CHOICE 2 SEGMENTS: LOW DEMAND PERIOD SEGMENT / INDUSTRY RECESSIONS

CHOICE 3 COMPONENT: WAIVE FEES OR MAKE A ONE TIME OR PERIODIC PAYMENT

No. SIC Year Notes
1 5331 2009 Sears is planning to give customers who lose their jobs a break on appliance purchases, part of an effort to spur sales amid the recession. Customers who spend at least $399 on a store credit card for appliances between July 6 and August 1 will receive help on payments if they are out of work 60 days to a year after making the purchase. One-twelfth of the purchase price will be credited to their accounts for every month they are unemployed. The full debt will be forgiven for customers who find themselves jobless for more than a year, and they will be able to keep the appliance.
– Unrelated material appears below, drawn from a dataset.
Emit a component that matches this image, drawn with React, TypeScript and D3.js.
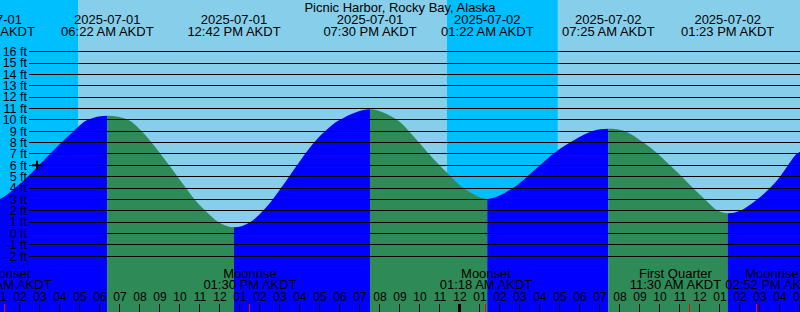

2 5331 2009 Sears Holdings Corp. is letting customers who lose their jobs keep their appliances, in an effort to assist them, and itself, during the recession. Customers who buy big-ticket items like refrigerators and washing machines and become unemployed after the purchase will have one-twelfth of the price—including warrantee and service charges—taken care of by Sears each month. If the job loss lasts a year, Sears will write off the purchase. The program is being run as a pilot program for products $399 and more. Sears came up with the program after hearing from customers who said they needed the merchandise and had the money but were afraid to commit because they were concerned about their jobs. The program covers customers who lose their jobs from 60 days to one year after the purchase.
3 5611 2008 Jos. A. Bank Clothiers Inc. sells suits, but investors have been casual about its stock price. Late last year, the company offered deep discounts to encourage penny-pinching consumers to shop. It also placed ads for the first time on the ESPN sports cable network. Its number of customers rose 16% to 4.4 million last year. Bank has promotions that include risk-free suit offers, in which customers who can prove they lost their jobs would be get their money back but be allowed to keep the suit.
4 5611 2009 In March, apparel retailer Jos. A. Bank Clothiers Inc. offered to refund as much as $199 of a suit's price and allow customers to keep it if they are laid off through early summer.
5 7011 2008 The lodging industry has started rolling out incentives that help guests offset some of the costs of hitting the road. Some offer prepaid gasoline cards (ranging from $10 to $50); others are extending cash bonuses or reducing room rates to guests who drive a hybrid vehicle, or take a train or bus to their destination.